# start of Material

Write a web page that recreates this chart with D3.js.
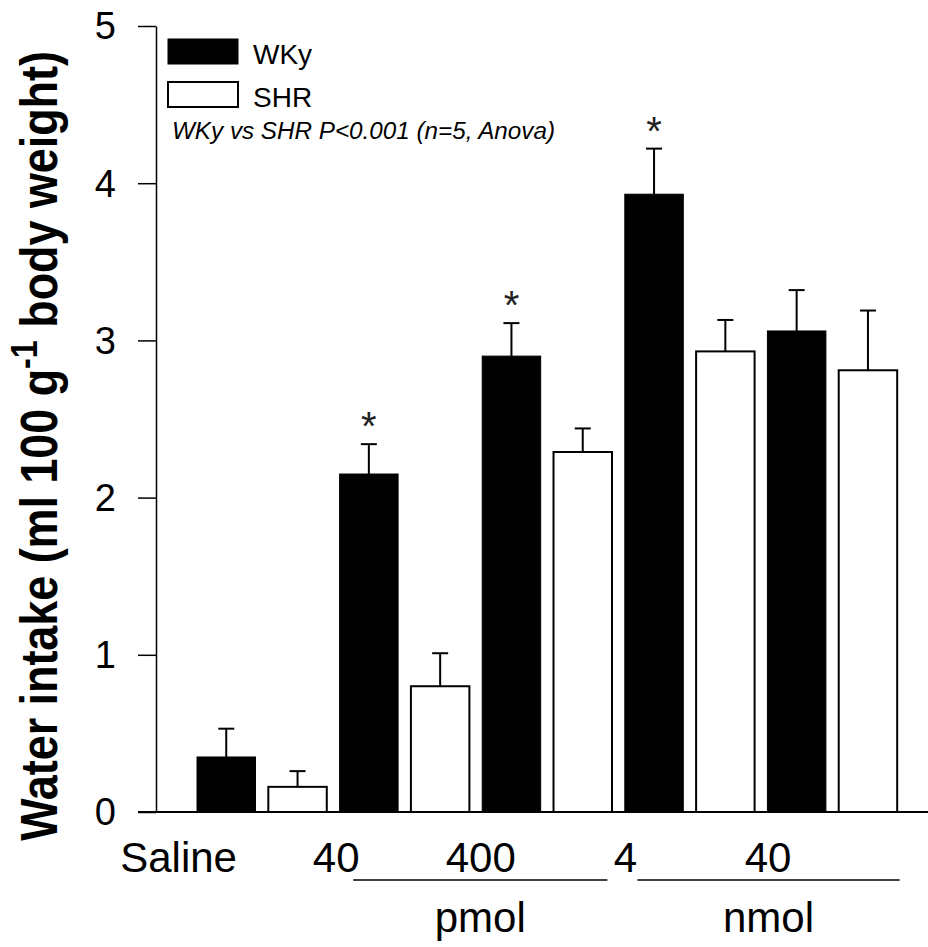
<!DOCTYPE html>
<html>
<head>
<meta charset="utf-8">
<script src="https://cdn.jsdelivr.net/npm/d3@7"></script>
<style>
  html, body { margin: 0; padding: 0; background: #fff; }
  svg { display: block; font-family: "Liberation Sans", Arial, sans-serif; }
</style>
</head>
<body>
<svg id="chart" width="928" height="947"></svg>
<script>
// ---- data ----
const groups = ["Saline", "40 pmol", "400 pmol", "4 nmol", "40 nmol"];
const tickLabels = ["Saline", "40", "400", "4", "40"];
const series = ["WKy", "SHR"];
const wkyMean = [0.35, 2.15, 2.90, 3.93, 3.06];
const wkyErr  = [0.18, 0.19, 0.21, 0.29, 0.26];
const shrMean = [0.16, 0.80, 2.29, 2.93, 2.81];
const shrErr  = [0.10, 0.21, 0.15, 0.20, 0.38];
const wkySignificant = [false, true, true, true, false];
const yTicks = [0, 1, 2, 3, 4, 5];
const unitLabels = ["pmol", "nmol"];
const unitGroupSpans = [[1, 2], [3, 4]];
const legendNote = "WKy vs SHR P<0.001 (n=5, Anova)";

// ---- layout ----
const svg = d3.select("#chart");
const axisX = 156, baseY = 812, topY = 26;

const y = d3.scaleLinear().domain([0, 5]).range([baseY, topY]);
const x0 = d3.scaleBand().domain(groups).range([190.6, 903.6]).padding(0);
const x1 = d3.scaleBand().domain(series).range([0, x0.bandwidth()])
  .paddingInner(0.18).paddingOuter(0.09);
const fillColor = d3.scaleOrdinal().domain(series).range(["#000", "#fff"]);

const rows = [];
groups.forEach((g, i) => {
  rows.push({ g, s: "WKy", v: wkyMean[i], e: wkyErr[i], sig: wkySignificant[i] });
  rows.push({ g, s: "SHR", v: shrMean[i], e: shrErr[i], sig: false });
});

// bars
svg.append("g").selectAll("rect").data(rows).join("rect")
  .attr("x", d => x0(d.g) + x1(d.s))
  .attr("y", d => y(d.v))
  .attr("width", x1.bandwidth())
  .attr("height", d => baseY - y(d.v))
  .attr("fill", d => fillColor(d.s))
  .attr("stroke", "#000")
  .attr("stroke-width", d => d.s === "WKy" ? 1 : 2);

// error bars
const eb = svg.append("g").attr("stroke", "#000").attr("stroke-width", 2);
rows.forEach(d => {
  const cx = x0(d.g) + x1(d.s) + x1.bandwidth() / 2;
  eb.append("line").attr("x1", cx).attr("x2", cx).attr("y1", y(d.v)).attr("y2", y(d.v + d.e));
  eb.append("line").attr("x1", cx - 8).attr("x2", cx + 8).attr("y1", y(d.v + d.e)).attr("y2", y(d.v + d.e));
});

// significance stars
svg.append("g").selectAll("text").data(rows.filter(d => d.sig)).join("text")
  .attr("x", d => x0(d.g) + x1(d.s) + x1.bandwidth() / 2)
  .attr("y", d => y(d.v + d.e) - 4)
  .attr("text-anchor", "middle")
  .attr("font-size", 40)
  .attr("fill", "#222")
  .text("*");

// y axis
const yAxis = d3.axisLeft(y).tickValues(yTicks).tickFormat(d3.format("d"))
  .tickSize(18).tickSizeOuter(0).tickPadding(22);
const ya = svg.append("g").attr("transform", `translate(${axisX},0)`).call(yAxis);
ya.select(".domain").attr("stroke", "#000").attr("stroke-width", 1.5);
ya.selectAll(".tick line").attr("stroke", "#000").attr("stroke-width", 1.5);
ya.selectAll(".tick text").attr("font-size", 38).attr("font-family", "Liberation Sans, Arial, sans-serif")
  .attr("fill", "#000").attr("dy", "0.34em");

// x baseline
svg.append("line").attr("x1", axisX - 18).attr("x2", 928)
  .attr("y1", baseY).attr("y2", baseY).attr("stroke", "#000").attr("stroke-width", 2);

// x tick labels
const labelOffsets = [-12, 3, 5, 7, 7];
svg.append("g").selectAll("text").data(tickLabels).join("text")
  .attr("x", (d, i) => x0(groups[i]) + labelOffsets[i])
  .attr("y", 872)
  .attr("text-anchor", "middle")
  .attr("font-size", 42)
  .attr("fill", "#000")
  .text(d => d);

// unit lines and labels
const lineOffsets = [[20, -11], [19, -4]];
unitLabels.forEach((u, k) => {
  const [a, b] = unitGroupSpans[k];
  const xa = x0(groups[a]) + lineOffsets[k][0];
  const xb = x0(groups[b]) + x0.bandwidth() + lineOffsets[k][1];
  svg.append("line").attr("x1", xa).attr("x2", xb).attr("y1", 880).attr("y2", 880)
    .attr("stroke", "#000").attr("stroke-width", 1.5);
  svg.append("text").attr("x", (xa + xb) / 2).attr("y", 932)
    .attr("text-anchor", "middle").attr("font-size", 42).attr("fill", "#000").text(u);
});

// legend
const legend = svg.append("g");
const legY = [39, 82];
series.forEach((s, i) => {
  legend.append("rect").attr("x", 168).attr("y", legY[i]).attr("width", 70).attr("height", 25)
    .attr("fill", fillColor(s)).attr("stroke", "#000").attr("stroke-width", s === "WKy" ? 1 : 2);
  legend.append("text").attr("x", 253).attr("y", legY[i] + 25).attr("font-size", 28)
    .attr("fill", "#000").text(s);
});
legend.append("text").attr("x", 172).attr("y", 139).attr("font-size", 23)
  .attr("font-style", "italic").attr("fill", "#000")
  .attr("textLength", 383).attr("lengthAdjust", "spacingAndGlyphs")
  .text(legendNote);

// y-axis title
const title = svg.append("text")
  .attr("font-size", 51).attr("font-weight", "bold").attr("fill", "#000")
  .attr("text-anchor", "middle");
title.append("tspan").text("Water intake (ml 100 g");
title.append("tspan").attr("font-size", "0.72em").attr("dy", "-0.55em").text("-1");
title.append("tspan").attr("dy", "0.4em").text(" body weight)");
const len = title.node().getComputedTextLength();
const k = 790 / len;
title.attr("transform", `translate(57,446) rotate(-90) scale(${k},1)`);
</script>
</body>
</html>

# end of Material

Goal — Output a faithful copy of the data, with each picture left out.

Response to this exercise —
Write a web page that recreates this chart with D3.js.
<!DOCTYPE html>
<html>
<head>
<meta charset="utf-8">
<script src="https://cdn.jsdelivr.net/npm/d3@7"></script>
<style>
  html, body { margin: 0; padding: 0; background: #fff; }
  svg { display: block; font-family: "Liberation Sans", Arial, sans-serif; }
</style>
</head>
<body>
<svg id="chart" width="928" height="947"></svg>
<script>
// ---- data ----
const groups = ["Saline", "40 pmol", "400 pmol", "4 nmol", "40 nmol"];
const tickLabels = ["Saline", "40", "400", "4", "40"];
const series = ["WKy", "SHR"];
const wkyMean = [0.35, 2.15, 2.90, 3.93, 3.06];
const wkyErr  = [0.18, 0.19, 0.21, 0.29, 0.26];
const shrMean = [0.16, 0.80, 2.29, 2.93, 2.81];
const shrErr  = [0.10, 0.21, 0.15, 0.20, 0.38];
const wkySignificant = [false, true, true, true, false];
const yTicks = [0, 1, 2, 3, 4, 5];
const unitLabels = ["pmol", "nmol"];
const unitGroupSpans = [[1, 2], [3, 4]];
const legendNote = "WKy vs SHR P<0.001 (n=5, Anova)";

// ---- layout ----
const svg = d3.select("#chart");
const axisX = 156, baseY = 812, topY = 26;

const y = d3.scaleLinear().domain([0, 5]).range([baseY, topY]);
const x0 = d3.scaleBand().domain(groups).range([190.6, 903.6]).padding(0);
const x1 = d3.scaleBand().domain(series).range([0, x0.bandwidth()])
  .paddingInner(0.18).paddingOuter(0.09);
const fillColor = d3.scaleOrdinal().domain(series).range(["#000", "#fff"]);

const rows = [];
groups.forEach((g, i) => {
  rows.push({ g, s: "WKy", v: wkyMean[i], e: wkyErr[i], sig: wkySignificant[i] });
  rows.push({ g, s: "SHR", v: shrMean[i], e: shrErr[i], sig: false });
});

// bars
svg.append("g").selectAll("rect").data(rows).join("rect")
  .attr("x", d => x0(d.g) + x1(d.s))
  .attr("y", d => y(d.v))
  .attr("width", x1.bandwidth())
  .attr("height", d => baseY - y(d.v))
  .attr("fill", d => fillColor(d.s))
  .attr("stroke", "#000")
  .attr("stroke-width", d => d.s === "WKy" ? 1 : 2);

// error bars
const eb = svg.append("g").attr("stroke", "#000").attr("stroke-width", 2);
rows.forEach(d => {
  const cx = x0(d.g) + x1(d.s) + x1.bandwidth() / 2;
  eb.append("line").attr("x1", cx).attr("x2", cx).attr("y1", y(d.v)).attr("y2", y(d.v + d.e));
  eb.append("line").attr("x1", cx - 8).attr("x2", cx + 8).attr("y1", y(d.v + d.e)).attr("y2", y(d.v + d.e));
});

// significance stars
svg.append("g").selectAll("text").data(rows.filter(d => d.sig)).join("text")
  .attr("x", d => x0(d.g) + x1(d.s) + x1.bandwidth() / 2)
  .attr("y", d => y(d.v + d.e) - 4)
  .attr("text-anchor", "middle")
  .attr("font-size", 40)
  .attr("fill", "#222")
  .text("*");

// y axis
const yAxis = d3.axisLeft(y).tickValues(yTicks).tickFormat(d3.format("d"))
  .tickSize(18).tickSizeOuter(0).tickPadding(22);
const ya = svg.append("g").attr("transform", `translate(${axisX},0)`).call(yAxis);
ya.select(".domain").attr("stroke", "#000").attr("stroke-width", 1.5);
ya.selectAll(".tick line").attr("stroke", "#000").attr("stroke-width", 1.5);
ya.selectAll(".tick text").attr("font-size", 38).attr("font-family", "Liberation Sans, Arial, sans-serif")
  .attr("fill", "#000").attr("dy", "0.34em");

// x baseline
svg.append("line").attr("x1", axisX - 18).attr("x2", 928)
  .attr("y1", baseY).attr("y2", baseY).attr("stroke", "#000").attr("stroke-width", 2);

// x tick labels
const labelOffsets = [-12, 3, 5, 7, 7];
svg.append("g").selectAll("text").data(tickLabels).join("text")
  .attr("x", (d, i) => x0(groups[i]) + labelOffsets[i])
  .attr("y", 872)
  .attr("text-anchor", "middle")
  .attr("font-size", 42)
  .attr("fill", "#000")
  .text(d => d);

// unit lines and labels
const lineOffsets = [[20, -11], [19, -4]];
unitLabels.forEach((u, k) => {
  const [a, b] = unitGroupSpans[k];
  const xa = x0(groups[a]) + lineOffsets[k][0];
  const xb = x0(groups[b]) + x0.bandwidth() + lineOffsets[k][1];
  svg.append("line").attr("x1", xa).attr("x2", xb).attr("y1", 880).attr("y2", 880)
    .attr("stroke", "#000").attr("stroke-width", 1.5);
  svg.append("text").attr("x", (xa + xb) / 2).attr("y", 932)
    .attr("text-anchor", "middle").attr("font-size", 42).attr("fill", "#000").text(u);
});

// legend
const legend = svg.append("g");
const legY = [39, 82];
series.forEach((s, i) => {
  legend.append("rect").attr("x", 168).attr("y", legY[i]).attr("width", 70).attr("height", 25)
    .attr("fill", fillColor(s)).attr("stroke", "#000").attr("stroke-width", s === "WKy" ? 1 : 2);
  legend.append("text").attr("x", 253).attr("y", legY[i] + 25).attr("font-size", 28)
    .attr("fill", "#000").text(s);
});
legend.append("text").attr("x", 172).attr("y", 139).attr("font-size", 23)
  .attr("font-style", "italic").attr("fill", "#000")
  .attr("textLength", 383).attr("lengthAdjust", "spacingAndGlyphs")
  .text(legendNote);

// y-axis title
const title = svg.append("text")
  .attr("font-size", 51).attr("font-weight", "bold").attr("fill", "#000")
  .attr("text-anchor", "middle");
title.append("tspan").text("Water intake (ml 100 g");
title.append("tspan").attr("font-size", "0.72em").attr("dy", "-0.55em").text("-1");
title.append("tspan").attr("dy", "0.4em").text(" body weight)");
const len = title.node().getComputedTextLength();
const k = 790 / len;
title.attr("transform", `translate(57,446) rotate(-90) scale(${k},1)`);
</script>
</body>
</html>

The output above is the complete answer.